What does it mean when the label on your mobile device says “Made in China”? Possibly a lot less than you thought.
Trade experts have known for years that the complete story of the global economy can’t be gleaned from data on the flow of finished goods and services among countries. Trade figures register the value and volume of stuff leaving one country and entering another, yet the numbers are misleading.
Consider your mobile phone. Trade data ignore that various parts of it are made in the U.S. and shipped to China. As the final assembler, China gets credit for phone exports from its shores, while the U.S. shows up as an importer, making the trade deficit between the two countries appear worse than it really is.
The Organization for Economic Cooperation and Development and the World Trade Organization set out to fix this by deconstructing the global supply chain to show how much of an exported phone, truck or dress really originates in a given country. The result is a new data set that could change the entire trade debate.
The “trade in value-added” database shows, for example, that the U.S. deficit with China in 2009 (the latest year’s trade statistics examined in the report) was almost 26 percent smaller -- $130 billion instead of $175 billion -- because Chinese electronics include numerous components from the U.S. and other places.
The figures also show that a third of the value of a German-made car can be traced back to goods and services from other countries. And despite what existing trade figures say, the U.S., not Germany, is France’s largest trading partner.
The policy implications are profound. If China is getting more credit than it deserves for its exports, then U.S. imports of Chinese products aren’t wiping out as many American jobs as the data suggest. China’s export machine may even be creating American, European and other Asian jobs by sourcing components from those countries.
The study suggests that a country’s capacity to import parts and materials is as important for success in the global economy as the ability to manufacture a product. This means countries with efficient port facilities and streamlined border controls, allowing goods to enter and exit quickly, will have a leg up in global trade.
What’s more, the data suggest that trade barriers, especially tariffs, may be hurting economies by raising the prices of goods and services throughout the global supply chain, rather than sheltering the jobs they were erected to protect. As the study says, “Tariffs and other barriers on imports are a tax on exports.”

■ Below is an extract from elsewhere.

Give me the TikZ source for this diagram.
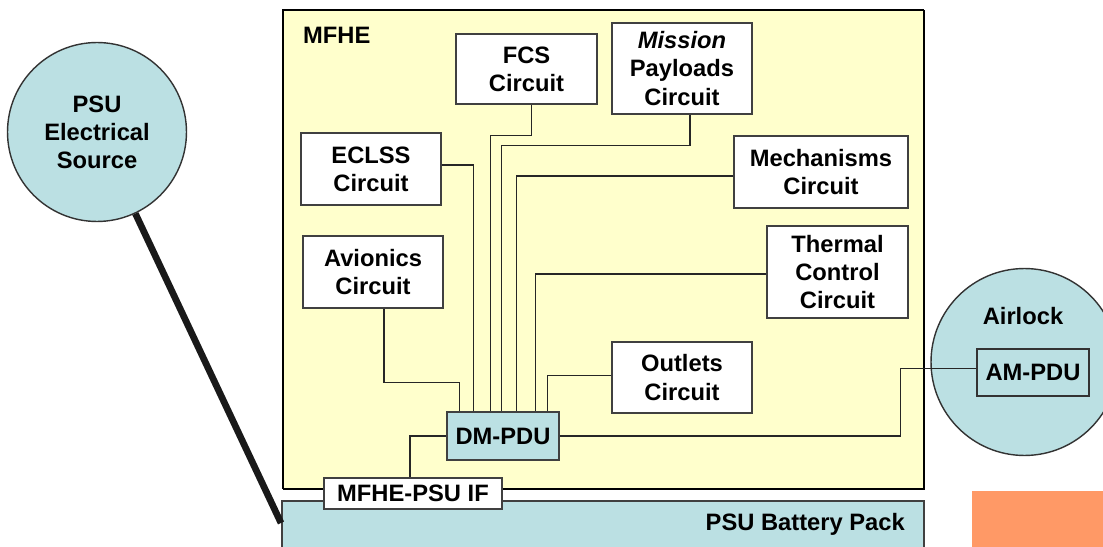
\documentclass[tikz,border=0pt]{standalone}
\usepackage{fontspec}
\setmainfont{Liberation Sans}
\usetikzlibrary{calc}
\definecolor{mfheyellow}{HTML}{FFFFCC}
\definecolor{psublue}{HTML}{BBE0E3}
\definecolor{tagorange}{HTML}{FF9966}

\begin{document}
\begin{tikzpicture}[x=0.02cm,y=-0.02cm,
    every node/.style={font=\bfseries\fontsize{13.5}{16}\selectfont},
    circuit/.style={draw=black!75,line width=0.7pt,fill=white,align=center,inner sep=0pt},
    pdubox/.style={circuit,fill=psublue},
    source/.style={circle,draw=black!80,line width=0.8pt,fill=psublue,inner sep=0pt,align=center},
    bus/.style={draw=black!85,line width=0.6pt},
    cable/.style={draw=black!90,line width=3.8pt}]
        \clip (0,0) rectangle (1103,547);
        % MFHE enclosure and battery pack
        \fill[mfheyellow] (283,10) rectangle (924,489);
        \draw[line width=0.7pt] (283,489) -- (283,10) -- (924,10);
        \draw[line width=1.5pt] (924,10) -- (924,489) -- (283,489);
        \node[anchor=west] (mfhe) at (297,35) {MFHE};
        \draw[fill=psublue,draw=black!75,line width=0.8pt] (282,501) rectangle (924,552);
        \node[anchor=east] (pack) at (911,524) {PSU Battery Pack};
        \coordinate (packedge) at (281,523);
        \fill[tagorange] (972,491) rectangle (1103,547);
        % circuits
        \node[circuit,minimum width=2.82cm,minimum height=1.4cm] (fcs) at (526.5,69) {FCS\\Circuit};
        \node[circuit,minimum width=2.8cm,minimum height=1.82cm] (msn) at (682,68.5) {\itshape Mission\\Payloads\\Circuit};
        \node[circuit,minimum width=2.8cm,minimum height=1.44cm] (eclss) at (371,169) {ECLSS\\Circuit};
        \node[circuit,minimum width=2.8cm,minimum height=1.44cm] (avio) at (373,272) {Avionics\\Circuit};
        \node[circuit,minimum width=3.48cm,minimum height=1.44cm] (mech) at (821,172) {Mechanisms\\Circuit};
        \node[circuit,minimum width=2.82cm,minimum height=1.84cm] (therm) at (837.5,272) {Thermal\\Control\\Circuit};
        \node[circuit,minimum width=2.8cm,minimum height=1.42cm] (outl) at (682,377.5) {Outlets\\Circuit};
        \node[pdubox,minimum width=2.24cm,minimum height=0.96cm] (dmpdu) at (503,436) {DM-PDU};
        \node[circuit,minimum width=3.56cm,minimum height=0.62cm] (psuif) at (413,493.5) {MFHE-PSU IF};
        % sources
        \node[source,minimum size=3.58cm] (psu) at (97,132) {PSU\\Electrical\\Source};
        \node[source,minimum size=3.74cm] (airlock) at (1024.5,362) {};
        \node (airlocklbl) at (1023,316) {Airlock};
        \node[pdubox,draw=black!80,minimum width=2.24cm,minimum height=0.94cm] (ampdu) at (1033,372.5) {AM-PDU};
        % power feeds into the DM-PDU
        \draw[bus] ($(avio.south)+(11,0)$) -- ++(0,74) -| ($(dmpdu.north west)+(13,0)$);
        \draw[bus] ($(eclss.east)+(0,-4)$) -| ($(dmpdu.north west)+(27,0)$);
        \draw[bus] ($(fcs.south)+(5,0)$) -- ++(0,31) -| ($(dmpdu.north west)+(44,0)$);
        \draw[bus] ($(msn.south)+(8,0)$) -- ++(0,31) -| ($(dmpdu.north west)+(55,0)$);
        \draw[bus] ($(mech.west)+(0,4)$) -| ($(dmpdu.north west)+(70,0)$);
        \draw[bus] ($(therm.west)+(0,2)$) -| ($(dmpdu.north west)+(89,0)$);
        \draw[bus] ($(outl.west)+(0,-2)$) -| ($(dmpdu.north west)+(101,0)$);
        \draw[bus] (dmpdu.east) -- ++(341,0) |- ($(ampdu.west)+(0,-4)$);
        \draw[bus] ($(psuif.north)+(-3,0)$) |- (dmpdu.west);
        \draw[cable] (psu) -- (packedge);
      \end{tikzpicture}
\end{document}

Importantly, the new numbers more accurately capture the role of services -- which, it turns out, account for about one-third of the value of all manufactured goods. Surprisingly, Germany earns more from exporting services than it does from exporting manufactured goods. In the U.S., the service sector is responsible for more than 50 percent of all exports. The message for government officials looking to boost competitiveness and create wealth: Focus more on improving productivity in services.
The anti-trade forces in Congress and labor groups would do well to study the data and get off their “China as a currency manipulator” hobbyhorse. Currency policy is less important than free-trade deals, including the pact that the U.S. is pursuing with the countries of the Asia-Pacific region and another one the U.S. may try to negotiate with the European Union.
The Barack Obama administration should also press ahead with talks on a global deal to liberalize trade in financial services, telecommunications and technology.
We urge governments to update and expand the value-added database, in hopes it will supplant the incomplete statistics that now guide trade policy worldwide. The better picture we have of how trade really works, the more we will be able to reap its benefits.